RAW DATA:
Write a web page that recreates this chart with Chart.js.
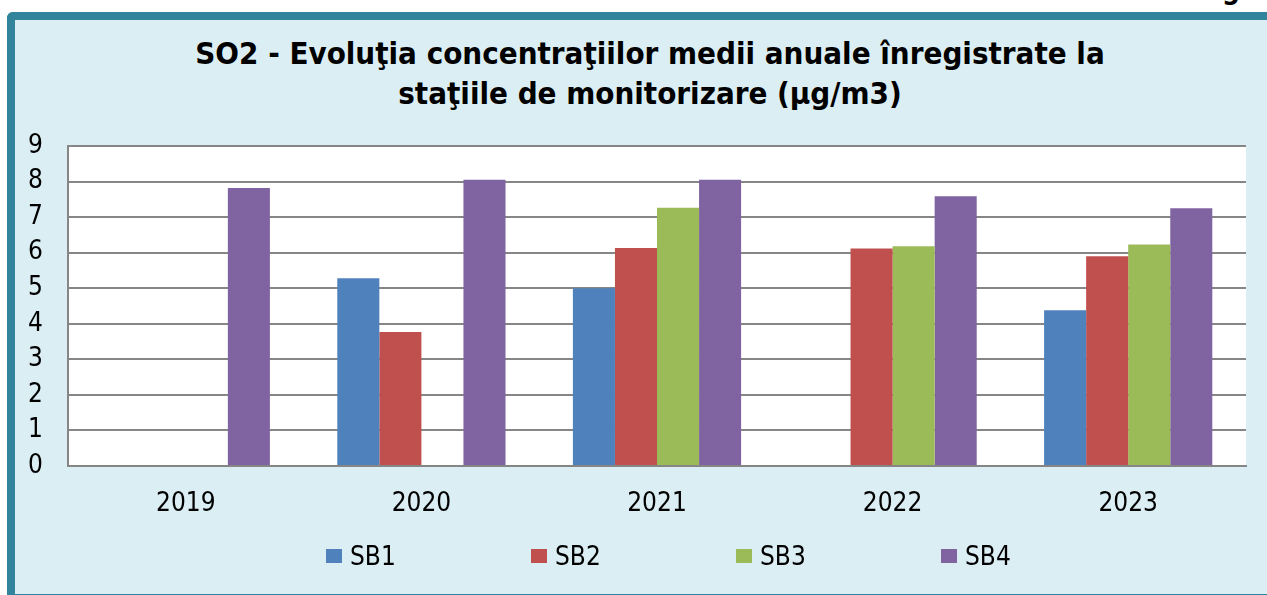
<!DOCTYPE html>
<html>
<head>
<meta charset="utf-8">
<script src="https://cdn.jsdelivr.net/npm/chart.js@4.4.1/dist/chart.umd.min.js"></script>
<style>
  html, body { margin: 0; padding: 0; background: #fff; }
  body { width: 1267px; height: 595px; position: relative; overflow: hidden; font-family: "DejaVu Sans Condensed", "DejaVu Sans", sans-serif; }
  #cut { position: absolute; right: 27px; top: -27px; font: bold 28px "DejaVu Sans Condensed", sans-serif; color: #000; white-space: nowrap; }
  #frame { position: absolute; left: 7px; top: 12px; right: 0; bottom: 0; background: #dbeef4;
           border-left: 8px solid #31849b; border-top: 8px solid #31849b; border-bottom: 1px solid #31849b;
           border-top-left-radius: 6px; }
  #title { position: absolute; left: 0; width: 1300px; top: 33px; text-align: center; font: bold 31px/40px "DejaVu Sans Condensed", sans-serif; color: #000; }
  #wrap { position: absolute; left: 0; top: 0; width: 1267px; height: 595px; }
  #legend { position: absolute; left: 326px; top: 541px; display: flex; font-size: 26px; color: #000; }
  #legend .item { display: flex; align-items: center; width: 205px; }
  #legend .box { width: 16px; height: 14px; margin-right: 8px; }
</style>
</head>
<body>
<div id="cut">g</div>
<div id="frame"></div>
<div id="title">SO2 - Evoluţia concentraţiilor medii anuale înregistrate la<br>staţiile de monitorizare (µg/m3)</div>
<div id="wrap"><canvas id="chart" width="1267" height="595"></canvas></div>
<div id="legend"></div>
<script>
const years = ['2019', '2020', '2021', '2022', '2023']
const stations = ['SB1', 'SB2', 'SB3', 'SB4']
const sb1 = [null, 5.28, 5.0, null, 4.38]
const sb2 = [null, 3.77, 6.13, 6.12, 5.9]
const sb3 = [null, null, 7.26, 6.18, 6.23]
const sb4 = [7.82, 8.05, 8.05, 7.59, 7.25]
const yTicks = [0, 1, 2, 3, 4, 5, 6, 7, 8, 9]
const colors = ['#4f81bd', '#c0504d', '#9bbb59', '#8064a2']

const series = [sb1, sb2, sb3, sb4]

const plotBg = {
    id: 'plotBg',
    beforeDraw(chart){
        const a = chart.chartArea
        chart.ctx.save()
        chart.ctx.fillStyle = '#ffffff'
        chart.ctx.fillRect(a.left, a.top, a.right - a.left, a.bottom - a.top)
        chart.ctx.restore()
    }
}

const tickFont = { family: '"DejaVu Sans Condensed", "DejaVu Sans", sans-serif', size: 26 }

const chart = new Chart(document.getElementById('chart'), {
    type: 'bar',
    data: {
        labels: years,
        datasets: stations.map((s, i) => ({
            label: s,
            data: series[i],
            backgroundColor: colors[i],
            borderWidth: 0,
            categoryPercentage: 0.714,
            barPercentage: 1.0
        }))
    },
    options: {
        responsive: false,
        animation: false,
        layout: { padding: { left: 10, right: 21, top: 146, bottom: 69 } },
        plugins: {
            legend: { display: false },
            tooltip: { enabled: false },
            title: { display: false }
        },
        scales: {
            x: {
                grid: { display: false, drawTicks: false },
                border: { display: true, color: '#868686', width: 2 },
                ticks: { color: '#000', font: tickFont, padding: 23 },
                afterFit(scale){ scale.height = 60 }
            },
            y: {
                min: 0,
                max: 9,
                afterBuildTicks(scale){ scale.ticks = yTicks.map(v => ({ value: v })) },
                grid: { color: '#868686', lineWidth: 2, drawTicks: false },
                border: { display: true, color: '#868686', width: 2 },
                ticks: { color: '#000', font: tickFont, padding: 25 },
                afterFit(scale){ scale.width = 58 }
            }
        }
    },
    plugins: [plotBg]
})

const legend = document.getElementById('legend')
chart.data.datasets.forEach(ds => {
    const item = document.createElement('div')
    item.className = 'item'
    const box = document.createElement('span')
    box.className = 'box'
    box.style.background = ds.backgroundColor
    const txt = document.createElement('span')
    txt.textContent = ds.label
    item.appendChild(box)
    item.appendChild(txt)
    legend.appendChild(item)
})
</script>
</body>
</html>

PROMPT:
Go from the first line of the listing to the line holding "const series = [sb1, sb2, sb3, sb4]" and, please, transcribe those lines exactly, both included, with no pictures.

RESPONSE FOR THIS EXERCISE:
Write a web page that recreates this chart with Chart.js.
<!DOCTYPE html>
<html>
<head>
<meta charset="utf-8">
<script src="https://cdn.jsdelivr.net/npm/chart.js@4.4.1/dist/chart.umd.min.js"></script>
<style>
  html, body { margin: 0; padding: 0; background: #fff; }
  body { width: 1267px; height: 595px; position: relative; overflow: hidden; font-family: "DejaVu Sans Condensed", "DejaVu Sans", sans-serif; }
  #cut { position: absolute; right: 27px; top: -27px; font: bold 28px "DejaVu Sans Condensed", sans-serif; color: #000; white-space: nowrap; }
  #frame { position: absolute; left: 7px; top: 12px; right: 0; bottom: 0; background: #dbeef4;
           border-left: 8px solid #31849b; border-top: 8px solid #31849b; border-bottom: 1px solid #31849b;
           border-top-left-radius: 6px; }
  #title { position: absolute; left: 0; width: 1300px; top: 33px; text-align: center; font: bold 31px/40px "DejaVu Sans Condensed", sans-serif; color: #000; }
  #wrap { position: absolute; left: 0; top: 0; width: 1267px; height: 595px; }
  #legend { position: absolute; left: 326px; top: 541px; display: flex; font-size: 26px; color: #000; }
  #legend .item { display: flex; align-items: center; width: 205px; }
  #legend .box { width: 16px; height: 14px; margin-right: 8px; }
</style>
</head>
<body>
<div id="cut">g</div>
<div id="frame"></div>
<div id="title">SO2 - Evoluţia concentraţiilor medii anuale înregistrate la<br>staţiile de monitorizare (µg/m3)</div>
<div id="wrap"><canvas id="chart" width="1267" height="595"></canvas></div>
<div id="legend"></div>
<script>
const years = ['2019', '2020', '2021', '2022', '2023']
const stations = ['SB1', 'SB2', 'SB3', 'SB4']
const sb1 = [null, 5.28, 5.0, null, 4.38]
const sb2 = [null, 3.77, 6.13, 6.12, 5.9]
const sb3 = [null, null, 7.26, 6.18, 6.23]
const sb4 = [7.82, 8.05, 8.05, 7.59, 7.25]
const yTicks = [0, 1, 2, 3, 4, 5, 6, 7, 8, 9]
const colors = ['#4f81bd', '#c0504d', '#9bbb59', '#8064a2']

const series = [sb1, sb2, sb3, sb4]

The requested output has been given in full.